[BEGIN Extracted information]

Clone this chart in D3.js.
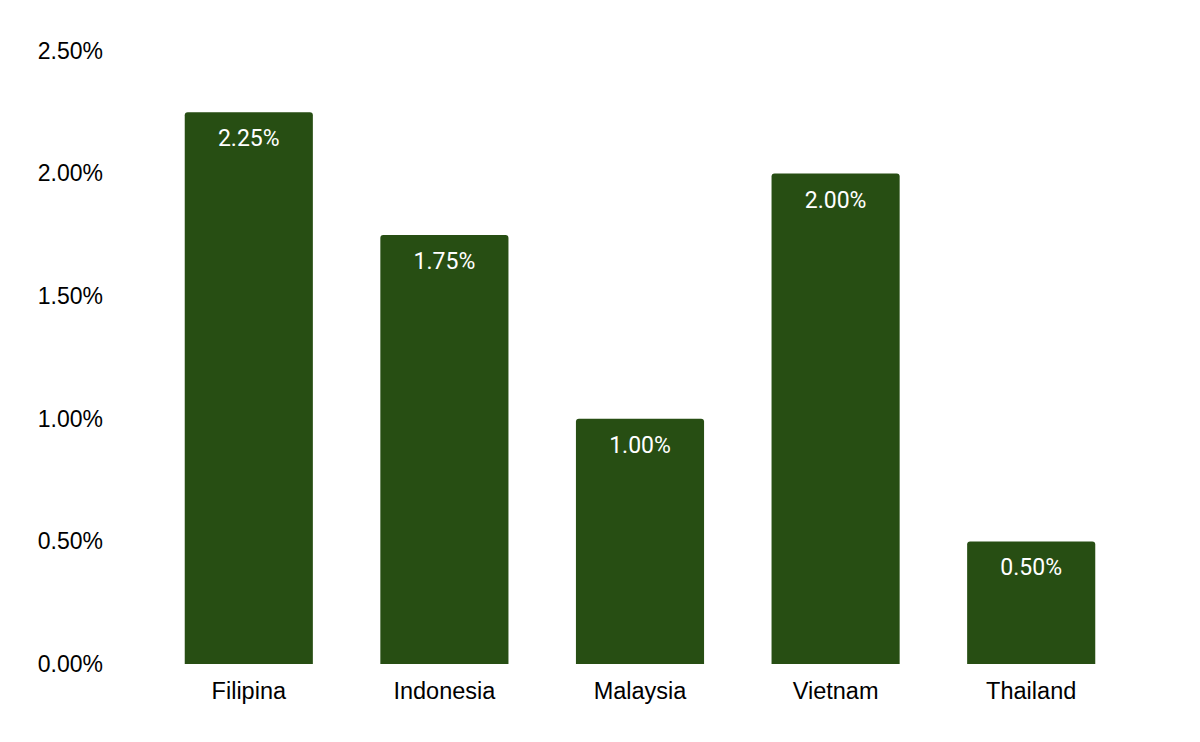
<!DOCTYPE html>
<html>
<head>
<meta charset="utf-8">
<script src="https://cdn.jsdelivr.net/npm/d3@7"></script>
<style>
  html, body { margin: 0; padding: 0; background: #fff; }
  svg { display: block; }
</style>
</head>
<body>
<svg id="chart" width="1200" height="742"></svg>
<script>
const categories = ["Filipina", "Indonesia", "Malaysia", "Vietnam", "Thailand"];
const values = [2.25, 1.75, 1.00, 2.00, 0.50];
const yTicks = [0, 0.5, 1.0, 1.5, 2.0, 2.5];

const svg = d3.select("#chart");
const x = d3.scaleBand().domain(categories).range([151, 1129]).paddingInner(0.345).paddingOuter(0.1725);
const y = d3.scaleLinear().domain([0, 2.5]).range([664, 51]);
const fmt = v => v.toFixed(2) + "%";

// Y axis labels
const yAxis = d3.axisLeft(y).tickValues(yTicks).tickFormat(fmt).tickSize(0).tickPadding(0);
const yg = svg.append("g").attr("transform", "translate(103,0)").call(yAxis);
yg.select(".domain").remove();
yg.selectAll("text").attr("font-family", "Arial, 'Liberation Sans', sans-serif").attr("font-size", 23).attr("fill", "#000");

// X axis labels
const xAxis = d3.axisBottom(x).tickSize(0).tickPadding(0);
const xg = svg.append("g").attr("transform", "translate(0,682)").call(xAxis);
xg.select(".domain").remove();
xg.selectAll("text").attr("font-family", "Arial, 'Liberation Sans', sans-serif").attr("font-size", 23.5).attr("fill", "#000").attr("dy", "0.71em");

// Bars with rounded top corners
const r = 3;
function barPath(d, i) {
  const x0 = x(categories[i]), w = x.bandwidth();
  const yt = y(d), yb = y(0);
  return `M${x0},${yb}V${yt + r}Q${x0},${yt} ${x0 + r},${yt}H${x0 + w - r}Q${x0 + w},${yt} ${x0 + w},${yt + r}V${yb}Z`;
}
svg.append("g").selectAll("path").data(values).join("path")
  .attr("d", barPath)
  .attr("fill", "#274e13");

// Value labels
svg.append("g").selectAll("text").data(values).join("text")
  .attr("x", (d, i) => x(categories[i]) + x.bandwidth() / 2)
  .attr("y", d => y(d) + 26)
  .attr("dy", "0.35em")
  .attr("text-anchor", "middle")
  .attr("font-family", "Roboto, sans-serif")
  .attr("font-size", 23)
  .attr("fill", "#fff")
  .text(fmt);
</script>
</body>
</html>
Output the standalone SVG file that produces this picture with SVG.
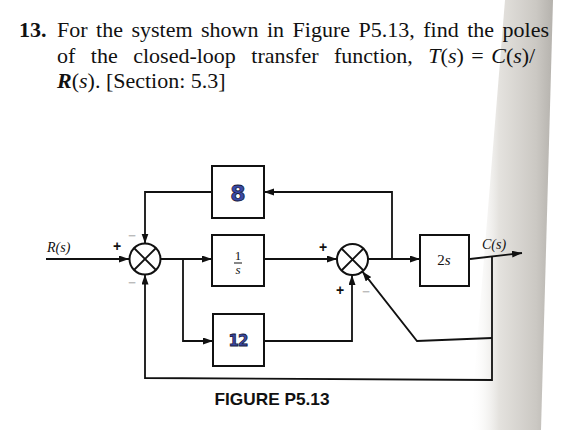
<svg xmlns="http://www.w3.org/2000/svg" width="568" height="430" viewBox="0 0 568 430">
<defs>
<linearGradient id="fold" x1="0" y1="0" x2="1" y2="0">
<stop offset="0" stop-color="#ffffff" stop-opacity="0"/>
<stop offset="0.35" stop-color="#e4e2de"/>
<stop offset="0.8" stop-color="#cbc8c3"/>
<stop offset="1" stop-color="#b5b2ad"/>
</linearGradient>
<marker id="arr" markerWidth="11" markerHeight="8" refX="10" refY="3.5" orient="auto" markerUnits="userSpaceOnUse">
<path d="M0,0 L10,3.5 L0,7 z" fill="#111"/>
</marker>
<style>
.ln{fill:none;stroke:#111;stroke-width:1.8}
.bx{fill:#fff;stroke:#111;stroke-width:2}
.sj{fill:#fff;stroke:#111;stroke-width:2}
.hd{font-family:"Liberation Serif",serif;font-size:22px;fill:#111}
.lb{font-family:"Liberation Serif",serif;font-style:italic;fill:#111}
.sg{font-family:"Liberation Sans",sans-serif;font-weight:bold;fill:#111;font-size:14px}
.mn{font-family:"Liberation Sans",sans-serif;font-weight:bold;fill:#bbb;font-size:13px}
.hw{font-family:"DejaVu Sans",sans-serif;font-weight:bold;fill:#3a4aa8;stroke:#15183a;stroke-width:0.8}
</style>
</defs>
<rect width="568" height="430" fill="#fff"/>
<polygon points="505,0 553,0 541,430 470,430" fill="url(#fold)"/>

<g id="header">
<text class="hd" x="19" y="37" font-weight="bold">13.</text>
<text class="hd" x="57" y="37" word-spacing="3">For the system shown in Figure P5.13, find the poles</text>
<text class="hd" x="57" y="63"><tspan word-spacing="10">of the closed-loop transfer function, </tspan><tspan word-spacing="2"><tspan font-style="italic">T</tspan>(<tspan font-style="italic">s</tspan>) = <tspan font-style="italic">C</tspan>(<tspan font-style="italic">s</tspan>)/</tspan></text>
<text class="hd" x="57" y="88"><tspan font-style="italic" font-weight="bold">R</tspan>(<tspan font-style="italic">s</tspan>). [Section: 5.3]</text>
</g>

<g id="connectors">
<path class="ln" d="M46,259 H129" marker-end="url(#arr)"/>
<path class="ln" d="M160,259 H212" marker-end="url(#arr)"/>
<path class="ln" d="M183,259 V341 H213" marker-end="url(#arr)"/>
<path class="ln" d="M212,192 H145 V243.5" marker-end="url(#arr)"/>
<path class="ln" d="M492,257 V380 L145,378 V274.5" marker-end="url(#arr)"/>
<path class="ln" d="M264,259 H337" marker-end="url(#arr)"/>
<path class="ln" d="M264,341 H352 V275" marker-end="url(#arr)"/>
<path class="ln" d="M368,259 H420" marker-end="url(#arr)"/>
<path class="ln" d="M392,259 V192 H264" marker-end="url(#arr)"/>
<path class="ln" d="M470,259 L522,253" marker-end="url(#arr)"/>
<path class="ln" d="M492,338 L417,341 L362.3,271.4" marker-end="url(#arr)"/>
</g>

<g id="sum1">
<circle class="sj" cx="145" cy="259" r="15.5"/>
<path class="ln" d="M134,248 L156,270 M156,248 L134,270"/>
<text class="sg" x="117" y="251" text-anchor="middle">+</text>
<text class="mn" x="132" y="240" text-anchor="middle">−</text>
<text class="mn" x="132" y="287" text-anchor="middle">−</text>
</g>

<g id="sum2">
<circle class="sj" cx="352.5" cy="259.5" r="15.5"/>
<path class="ln" d="M341.5,248.5 L363.5,270.5 M363.5,248.5 L341.5,270.5"/>
<text class="sg" x="323" y="252" text-anchor="middle">+</text>
<text class="sg" x="340" y="295" text-anchor="middle">+</text>
<text class="mn" x="366" y="296" text-anchor="middle">−</text>
</g>

<g id="block8">
<rect class="bx" x="212" y="166" width="52" height="52"/>
<text class="hw" x="238" y="201" font-size="22" text-anchor="middle">8</text>
</g>

<g id="block1s">
<rect class="bx" x="212" y="235" width="52" height="51"/>
<text x="238" y="260" font-family="Liberation Serif,serif" font-size="13" text-anchor="middle" fill="#111">1</text>
<line x1="234" y1="263" x2="242" y2="263" stroke="#111" stroke-width="1"/>
<text class="lb" x="238" y="274" font-size="13" text-anchor="middle">s</text>
</g>

<g id="block12">
<rect class="bx" x="213" y="314" width="51" height="52"/>
<text class="hw" x="238" y="346" font-size="15" text-anchor="middle" letter-spacing="-1">12</text>
</g>

<g id="block2s">
<rect class="bx" x="420" y="235" width="49" height="51"/>
<text x="444" y="265" font-family="Liberation Serif,serif" font-size="15" text-anchor="middle" fill="#111">2<tspan font-style="italic">s</tspan></text>
</g>

<g id="labels">
<text class="lb" x="47" y="252" font-size="14">R(s)</text>
<text class="lb" x="482" y="249" font-size="14">C(s)</text>
<text x="272" y="405" font-family="Liberation Sans,sans-serif" font-weight="bold" font-size="17" text-anchor="middle" fill="#111" textLength="115" lengthAdjust="spacingAndGlyphs">FIGURE P5.13</text>
</g>
</svg>
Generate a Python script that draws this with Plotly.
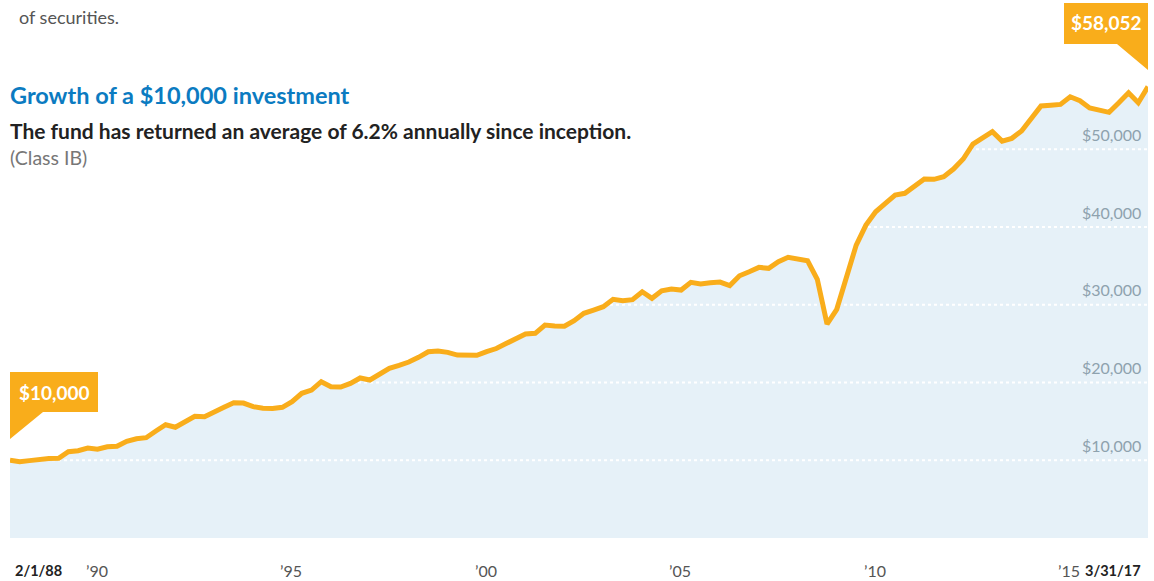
import pandas as pd
import plotly.graph_objects as go

# ---- data -------------------------------------------------------------
# First value is the inception date, then quarter-end valuations.
quarter_ends = pd.date_range("1988-03-31", "2017-03-31", freq="QE")
dates = ["1988-02-01"] + [d.strftime("%Y-%m-%d") for d in quarter_ends]

growth = [
    10000, 9810, 9950, 10160, 10210, 10250, 11100, 11230, 11570, 11410,
    11740, 11790, 12440, 12770, 12900, 13760, 14570, 14240, 14880, 15650,
    15600, 16290, 16810, 17400, 17350, 16890, 16680, 16650, 16810, 17530,
    18610, 19030, 20100, 19460, 19420, 19890, 20580, 20320, 21090, 21820,
    22210, 22630, 23240, 23960, 24050, 23880, 23530, 23570, 23500, 23980,
    24370, 25010, 25590, 26230, 26320, 27390, 27260, 27250, 27950, 28900,
    29320, 29750, 30700, 30520, 30650, 31670, 30830, 31800, 32020, 31890,
    32880, 32660, 32830, 32920, 32470, 33730, 34250, 34810, 34680, 35530,
    36100, 35880, 35660, 33270, 27520, 29410, 33600, 37680, 40250, 41960,
    43040, 44110, 44330, 45270, 46170, 46130, 46460, 47450, 48740, 50670,
    51530, 52250, 51050, 51400, 52340, 53970, 55560, 55660, 55770, 56750,
    56240, 55300, 54950, 54750, 55980, 57270, 55980, 58052,
]

y_ticks = [10000, 20000, 30000, 40000, 50000]
x_tick_dates = ["1989-12-31", "1994-12-31", "1999-12-31", "2004-12-31",
                "2009-12-31", "2014-12-31"]
x_tick_text = ["\u201990", "\u201995", "\u201900", "\u201905", "\u201910", "\u201915"]

# ---- style ------------------------------------------------------------
FONT = "Lato, 'Source Sans Pro', 'Open Sans', sans-serif"
GOLD = "#f9ad1b"
FILL = "#e6f1f8"
BLUE = "#0b7bc1"
TICK_GRAY = "#8ea2ae"

W, H = 1154, 581
ML, MR, MT, MB = 10, 6, 0, 43
PW, PH = W - ML - MR, H - MT - MB


def px(x):
    return (x - ML) / PW


def py(y):
    return (H - MB - y) / PH


fig = go.Figure()

# shaded area under the growth line
fig.add_trace(go.Scatter(
    x=dates, y=growth, mode="lines", line=dict(width=0, color=FILL),
    fill="tozeroy", fillcolor=FILL, hoverinfo="skip", showlegend=False,
))

# dotted white reference lines drawn over the shading
for v in y_ticks:
    fig.add_trace(go.Scatter(
        x=[dates[0], dates[-1]], y=[v, v], mode="lines",
        line=dict(color="white", width=2, dash="dot"),
        hoverinfo="skip", showlegend=False,
    ))

# growth line
fig.add_trace(go.Scatter(
    x=dates, y=growth, mode="lines",
    line=dict(color=GOLD, width=5),
    showlegend=False,
))

annotations = []

# y-axis value labels, right-aligned just above each dotted line
for v in y_ticks:
    annotations.append(dict(
        x=1, xref="paper", xanchor="right", xshift=-5,
        y=v, yref="y", yanchor="middle", yshift=15,
        text=f"${v:,}", showarrow=False,
        font=dict(family=FONT, size=16, color=TICK_GRAY),
    ))

# x-axis year labels
for d, t in zip(x_tick_dates, x_tick_text):
    annotations.append(dict(
        x=d, xref="x", xanchor="left", xshift=-4,
        y=py(570), yref="paper", yanchor="middle",
        text=t, showarrow=False,
        font=dict(family=FONT, size=16, color="#555555"),
    ))

annotations.append(dict(
    x=px(13), xref="paper", xanchor="left",
    y=py(570), yref="paper", yanchor="middle",
    text="<b>2/1/88</b>", showarrow=False,
    font=dict(family=FONT, size=14.5, color="#222222"),
))
annotations.append(dict(
    x=px(1143), xref="paper", xanchor="right",
    y=py(570), yref="paper", yanchor="middle",
    text="<b>3/31/17</b>", showarrow=False,
    font=dict(family=FONT, size=14.5, color="#222222"),
))

# headings
annotations += [
    dict(x=px(17), xref="paper", xanchor="left", y=py(17), yref="paper",
         yanchor="middle", text="of securities.", showarrow=False,
         font=dict(family=FONT, size=18, color="#555555")),
    dict(x=px(8), xref="paper", xanchor="left", y=py(95), yref="paper",
         yanchor="middle", text="<b>Growth of a $10,000 investment</b>",
         showarrow=False, font=dict(family=FONT, size=23.5, color=BLUE)),
    dict(x=px(8), xref="paper", xanchor="left", y=py(131), yref="paper",
         yanchor="middle",
         text="<b>The fund has returned an average of 6.2% annually since inception.</b>",
         showarrow=False, font=dict(family=FONT, size=21, color="#222222")),
    dict(x=px(8), xref="paper", xanchor="left", y=py(157), yref="paper",
         yanchor="middle", text="(Class IB)", showarrow=False,
         font=dict(family=FONT, size=19.5, color="#777777")),
]

# start / end value callouts
annotations += [
    dict(x=px(54), xref="paper", xanchor="center", y=py(392), yref="paper",
         yanchor="middle", text=f"<b>${growth[0]:,}</b>", showarrow=False,
         font=dict(family=FONT, size=19, color="white")),
    dict(x=px(1106), xref="paper", xanchor="center", y=py(23), yref="paper",
         yanchor="middle", text=f"<b>${growth[-1]:,}</b>", showarrow=False,
         font=dict(family=FONT, size=19, color="white")),
]


def poly(points):
    return "M " + " L ".join(f"{px(x):.5f},{py(y):.5f}" for x, y in points) + " Z"


shapes = [
    dict(type="path", xref="paper", yref="paper", layer="above",
         path=poly([(10, 372), (98, 372), (98, 412), (43, 412), (10, 439)]),
         fillcolor=GOLD, line=dict(width=0)),
    dict(type="path", xref="paper", yref="paper", layer="above",
         path=poly([(1064, 3), (1148, 3), (1148, 70), (1117, 44), (1064, 44)]),
         fillcolor=GOLD, line=dict(width=0)),
]

fig.update_layout(
    width=W, height=H,
    margin=dict(l=ML, r=MR, t=MT, b=MB, pad=0),
    paper_bgcolor="white", plot_bgcolor="white",
    font=dict(family=FONT),
    xaxis=dict(type="category", range=[0, len(dates) - 1],
               showgrid=False, zeroline=False, showline=False,
               showticklabels=False, ticks="", fixedrange=True),
    yaxis=dict(range=[0, PH / 77.75 * 10000], showgrid=False,
               zeroline=False, showline=False, showticklabels=False,
               ticks="", fixedrange=True),
    annotations=annotations,
    shapes=shapes,
    showlegend=False,
)

fig.write_html("out.html")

[END Extracted information]

Exactly and only the lines from the line with "Generate a Python" to the line with "d in quarter_ends]", both ends included, should be echoed. Do not carry over the pictures.

▸ Solution to the exercise:
Generate a Python script that draws this with Plotly.
import pandas as pd
import plotly.graph_objects as go

# ---- data -------------------------------------------------------------
# First value is the inception date, then quarter-end valuations.
quarter_ends = pd.date_range("1988-03-31", "2017-03-31", freq="QE")
dates = ["1988-02-01"] + [d.strftime("%Y-%m-%d") for d in quarter_ends]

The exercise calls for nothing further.